1. These two appeals arise out of proceedings under Section 105 of the Bengal (sic)Act and have been heard together by consent.

The tenure in question known as a nim-howla was created by a patta (Exhibit C) dated 29th of Falgoon 1251. The patta provides that the tenant should pay rent for years 1252 and 1253 at the rate of Rs. 22-8 and from the year 1254 onwards (that is to say) at the. rate of Rs. 100 plus 2 annas in the rupee under the denomination of Akhrajat kharach that is, to say, at the rate of Rs. 112-8 per annum.

2. It then appears that some time before or about 1902 the tenure was divided and that the tenant-respondents in Appeal No. 1407 hold the one-half and the tenant-respondents in Appeal No. 1816 the other half.

3. A Record of Rights under Chapter X of the Bengal Tenancy Act having been pre-pared and finally published, the plaintiff-landlord applied under Section 105 of the Act for a settlement of fair rent in respect of the two tenures, in other words for an enhancement of rent.

4. Both the Courts below have held that the rent payable is fixed in perpetuity and the plaintiff-landlord now appeals.

5. His contentions before me are, first, that on the true construction off the patta the rent of the tenure or tenures is liable to enhancement, secondly, that on the division of the tenure the original contract of tenancy was abrogated and, thirdly, that in the case of the tenure forming the subject-matter of Appeal No. 1816 there has, in fact, been a variation or enhancement.

6. I am of opinion that none of these contentions can be accepted.

7. In support of the first contention the appellant relies on the absence of the word mokarari and distinguishes the present case from the cases relied on by the Courts below, Golam All v.
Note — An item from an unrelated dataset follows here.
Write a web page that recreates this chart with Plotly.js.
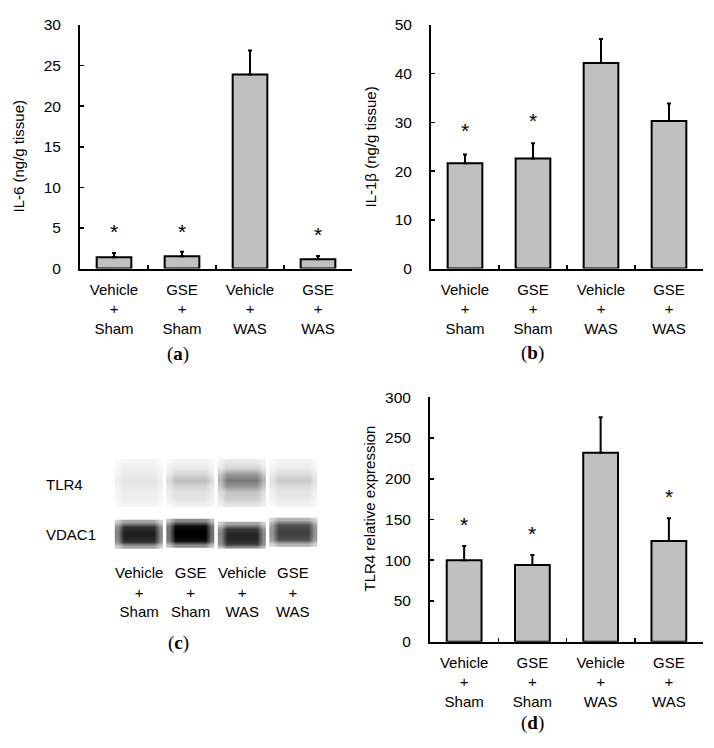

Gopal Lal Thakoor 9 W.R. 65. and Soorasoonderee Dabea v. Golam All 19 W.R. 141 : 15 B.L.R. 125., on the ground that while in those cases the leases were jungal bari or reclamation leases in the present case the lands are char lands. But it cannot be disputed that the lease or patta creates a permanent tenure, and when without specifically limiting the period it provides that from the year 1254 onwards the rent shall be so much, it thereby, in my opinion, fixes the rent for all time. The reference contained in the patta to Regulation VIII of 1816, it may be said lends additional support to this view. It is the case of. the plaintiff that there has been a decision of the tenure resulting, in the creation of two distinct- tenures, that is the plaintiff-landlord does not hold the tenants of the one-half responsible for the rent payable in respect of the other half. I do not understand that the tenants contest that position. If that be so, it may be safely held that there has been a division of the original tenure resulting in the creation of two distinct tenancies but, however, that may be, on the facts found it is’ clear that apart from the creation of separate liabilities the two halves continue . to be held on the terms contained in the patta of 1351 and that there has been no new contract or abrogation of the original contract of tenancy.

8. The third contention is based on the fact that in the Record of Rights in respect of the half with which Appeal No. 1816 is concerned, the jama and the akhrajat kharach have been consolidated and the rent payable has been shown as Rs. 56-4-0. It is contended that the akhrajat kharach being an abwab the entry represents an enhancement. I am, however, of opinion that on the facts of this case the item designated akhrajat kharach is not an abwab and in this connection I may refer to the case of Kalanund Singh v. Eastern Mortgage Agency Co. Limited 19 Ind. Gas. 701 : 18 C.L.J. 83. However that may be it is clear that the consolidation of the two items payable or believed to be payable does not constitute any variation or enhancement.

9. It should be noted that the respondents took a preliminary objection that in these cases, in view of the provisions contained in Section 109A (3) of the Act, no second appeal lay. But th is objection clearly cannot be sustained and need not be discussed .

10. In the result the appeals fail and are dismissed with costs.